- Davudabad Location within Iran
- Coordinates: 36°17′32″N 45°19′42″E﻿ / ﻿36.29222°N 45.32833°E
- Country: Iran
- Province: West Azerbaijan
- County: Mirabad
- District: Central
- Rural District: Savan

Population (2016)
- • Total: 537
- Time zone: UTC+3:30 (IRST)

= Davudabad, West Azerbaijan =

Village in West Azerbaijan province, Iran

Davudabad (داوداباد) (Note: Also romanized as Dāvūdābād) is a village in Savan Rural District of the Central District (Note: Formerly Vazineh District of Sardasht County) in Mirabad County, West Azerbaijan province, Iran.

==Demographics==
===Population===
At the time of the 2006 National Census, the village's population was 611 in 110 households, when it was in Gavork-e Nalin Rural District of Vazineh District (Note: Renamed the Central District of Mirabad County) in Sardasht County.

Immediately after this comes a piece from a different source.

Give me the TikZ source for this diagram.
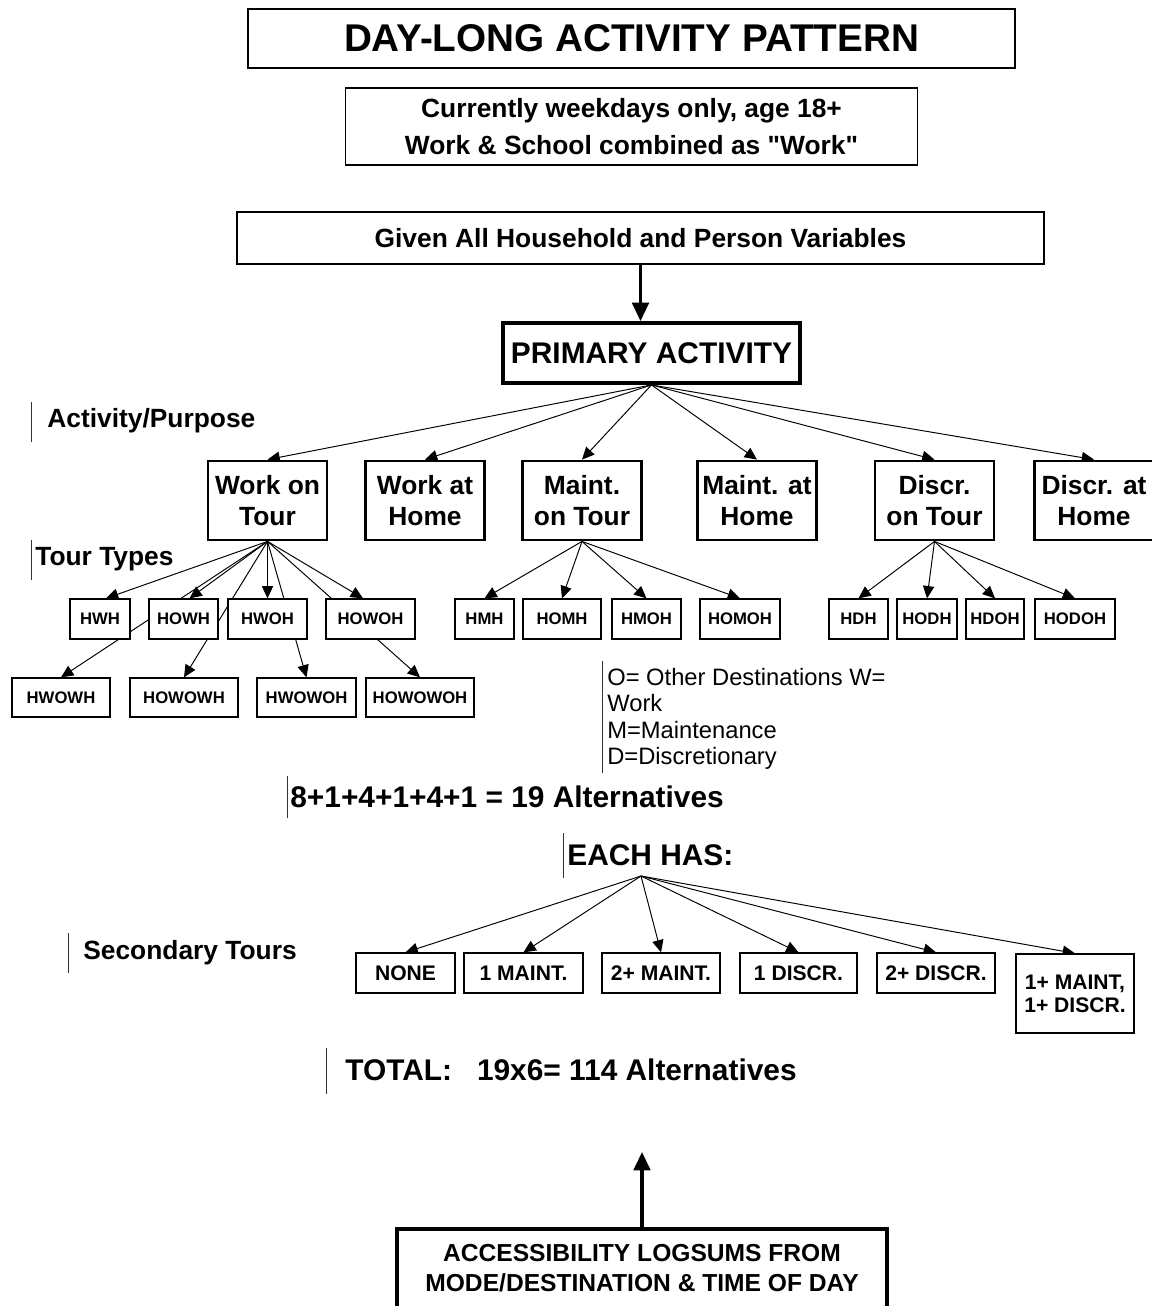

The following census in 2011 counted 553 people in 127 households. The 2016 census measured the population of the village as 537 people in 154 households.

In 2022, the district was separated from the county in the establishment of Mirabad County and renamed the Central District. Davudabad was transferred to Savan Rural District created in the same district.